To simplify procedures, there will be only three types of study:

a) Fast – lasting up to 2 months, maximum expenditure of EUR 15 000,
b) Medium – lasting up to 4 months, maximum of EUR 25 000,
c) Extended – duration up to 6 months, maximum of EUR 35 000.

A new call for proposals is anticipated about once every six months, after
which contracts will be awarded to research institutes and academic
departments to perform work directly related to the objectives of the ACT.

Notes for Editors

The future of solar system exploration and the utilisation of space
require the development of radical new technologies and concepts.

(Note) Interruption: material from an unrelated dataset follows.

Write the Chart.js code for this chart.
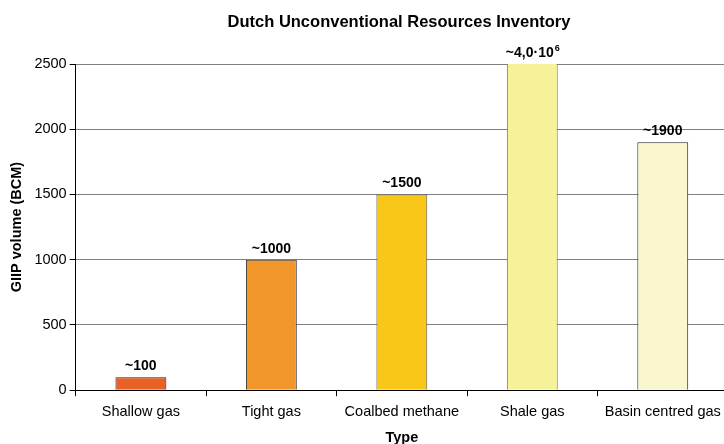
<!DOCTYPE html>
<html>
<head>
<meta charset="utf-8">
<script src="https://cdn.jsdelivr.net/npm/chart.js@4/dist/chart.umd.min.js"></script>
<style>
  html, body { margin: 0; padding: 0; background: #fff; overflow: hidden; }
  #wrap { width: 732px; height: 444px; }
</style>
</head>
<body>
<div id="wrap"><canvas id="barChart" width="732" height="444"></canvas></div>
<script>
// Categories and values
var categories = ['Shallow gas', 'Tight gas', 'Coalbed methane', 'Shale gas', 'Basin centred gas'];
var volumes = [100, 1000, 1500, 4000000, 1900];
var valueLabels = ['~100', '~1000', '~1500', '~4,0\u00b710|6', '~1900'];
var barColours = ['#EA6127', '#F1962A', '#F9C718', '#F6F29A', '#FAF7D0'];
var yTicks = [0, 500, 1000, 1500, 2000, 2500];

var FONT = '"Liberation Sans", Arial, sans-serif';

// Draw title centred over the plot area, and the value above each bar
var labelPlugin = {
    id: 'labels',
    afterDraw: function (chart) {
        var ctx = chart.ctx;
        var area = chart.chartArea;
        ctx.save();
        ctx.fillStyle = '#000';
        ctx.textAlign = 'center';
        ctx.textBaseline = 'alphabetic';
        ctx.font = 'bold 16.5px ' + FONT;
        ctx.fillText('Dutch Unconventional Resources Inventory', 399, 27);

        var meta = chart.getDatasetMeta(0);
        meta.data.forEach(function (bar, i) {
            var y = Math.max(bar.y, area.top) - 7;
            var parts = valueLabels[i].split('|');
            ctx.font = 'bold 14px ' + FONT;
            if (parts.length == 1) {
                ctx.textAlign = 'center';
                ctx.fillText(parts[0], bar.x, y);
            } else {
                // value with a superscript exponent
                var w1 = ctx.measureText(parts[0]).width;
                ctx.font = 'bold 9px ' + FONT;
                var w2 = ctx.measureText(parts[1]).width;
                var x0 = bar.x - (w1 + w2) / 2;
                ctx.textAlign = 'left';
                ctx.font = 'bold 14px ' + FONT;
                ctx.fillText(parts[0], x0, y);
                ctx.font = 'bold 9px ' + FONT;
                ctx.fillText(parts[1], x0 + w1 + 1, y - 6);
            }
        });
        ctx.restore();
    }
};

var ctx = document.getElementById('barChart');
var myBarChart = new Chart(ctx, {
    type: 'bar',
    data: {
        labels: categories,
        datasets: [{
            data: volumes,
            backgroundColor: barColours,
            borderColor: ['#222', '#333', '#555', '#777', '#222'],
            borderWidth: 1,
            barPercentage: 0.39,
            categoryPercentage: 1.0
        }]
    },
    options: {
        responsive: false,
        animation: false,
        layout: { padding: { top: 64, right: 4, left: 8, bottom: -3 } },
        plugins: {
            legend: { display: false },
            tooltip: { enabled: false },
            title: { display: false }
        },
        scales: {
            x: {
                offset: true,
                grid: {
                    offset: true,
                    drawOnChartArea: false,
                    drawTicks: true,
                    tickLength: 6,
                    tickColor: '#000'
                },
                border: { color: '#000', width: 1 },
                ticks: {
                    color: '#000',
                    font: { family: FONT, size: 14.5 },
                    padding: 7,
                    maxRotation: 0
                },
                title: {
                    display: true,
                    text: 'Type',
                    color: '#000',
                    font: { family: FONT, size: 14.5, weight: 'bold' },
                    padding: { top: 2, bottom: 0 }
                }
            },
            y: {
                min: 0,
                max: 2500,
                afterBuildTicks: function (scale) {
                    scale.ticks = yTicks.map(function (v) { return { value: v }; });
                },
                grid: {
                    color: '#808080',
                    lineWidth: 1,
                    drawTicks: true,
                    tickLength: 6,
                    tickColor: '#000'
                },
                border: { color: '#000', width: 1 },
                ticks: {
                    color: '#000',
                    font: { family: FONT, size: 14.5 },
                    padding: 3,
                    callback: function (v) { return String(v); }
                },
                title: {
                    display: true,
                    text: 'GIIP volume (BCM)',
                    color: '#000',
                    font: { family: FONT, size: 14.5, weight: 'bold' },
                    padding: { top: 0, bottom: 6 }
                }
            }
        }
    },
    plugins: [labelPlugin]
});
</script>
</body>
</html>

One way
in which these advances can be achieved is through ESAís Advanced Concepts
and Studies Office.

The Advanced Concepts Team, which was established at ESTEC in December
2001, comprises a group of post-doctoral scientific and engineering
research fellows who perform cutting-edge research on futuristic concepts
which are beyond the purview of mainstream ESA/industry technology
research and development.

The team supports numerous preliminary studies by space industry and
academia in order to facilitate research and decision-making in a
fast-changing world.

Ariadna is named after the daughter of King Minos, Ariadne, who according
to Greek mythology gave Theseus a ball of yarn that enabled him to find
his way back out of the labyrinth after slaying the Minotaur.